As we’ve seen in other third-party break-ins, this one again involved classified and highly sensitive information stored on a vulnerable supplier’s network. The hackers reportedly zeroed in on an unnamed contractor working for the research and development Naval Undersea Warfare Center in Newport, Rhode Island.

In addition to the missile schematics, China now also possesses material on U.S. signals and sensors, secure communications and parts of the Navy’s cache of electronic warfare documents that could benefit it in disputes over territory in the South China Sea, according to the Post. It’s not known if the stolen data will hamper U.S. efforts to protect its allies in the region.

The Navy and the FBI are reportedly investigating the burglary, including an examination of cybersecurity policies of third-party contractors undertaken by U.S. Secretary of Defense Jim Mattis, the report said. The Pentagon has assessed the damage, officials said.

“There are measures in place that require companies to notify the government when a cyber incident has occurred that has actual or potential adverse effects on their networks that contain controlled unclassified information,” a Navy spokesperson, who declined to provide any details, told the Post.

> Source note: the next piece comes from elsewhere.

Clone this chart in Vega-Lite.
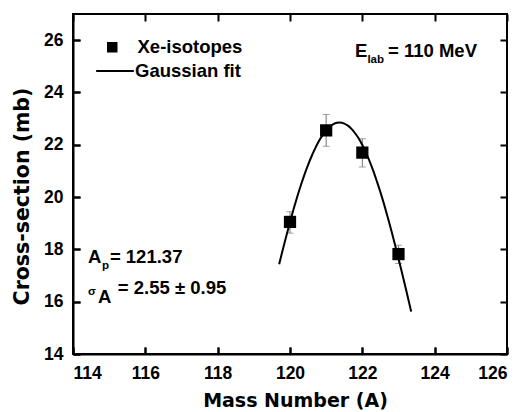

Locking down third-party networks holding top secret military information is similar to what security experts face protecting critical data in the commercial sector. “Even an entity as highly regulated and classified as the federal government is not immune from the danger posed by third-party vulnerabilities.” said Ruchika Mishra, director of product marketing for Balbix. “It is unfortunately common in the enterprise for third-parties to be the entry points for attackers, so it makes sense that similar patterns would hold true for nation-states looking to breach their adversaries’ cyber defenses.”

The Sea Dragon incident adds to growing government concern over the security of third-party contractors’ networks. Earlier this year, hackers hit a third-party communications system used by at least four U.S. natural gas pipeline companies. In a similar break-in, Russian cyber attackers gained access to U.S. critical infrastructure running nuclear power plants by sneaking into a third-party supplier’s less secure networks.

Five years ago, Chinese hackers stole some two dozen of U.S. weapons system designs, including plans for missile defenses and combat aircraft and ships. That incident has been followed by cyber attacks directed at other sensitive military technology. In 2015, China agreed to stop cyber attacks on U.S. businesses but both countries declined to halt hacking military material.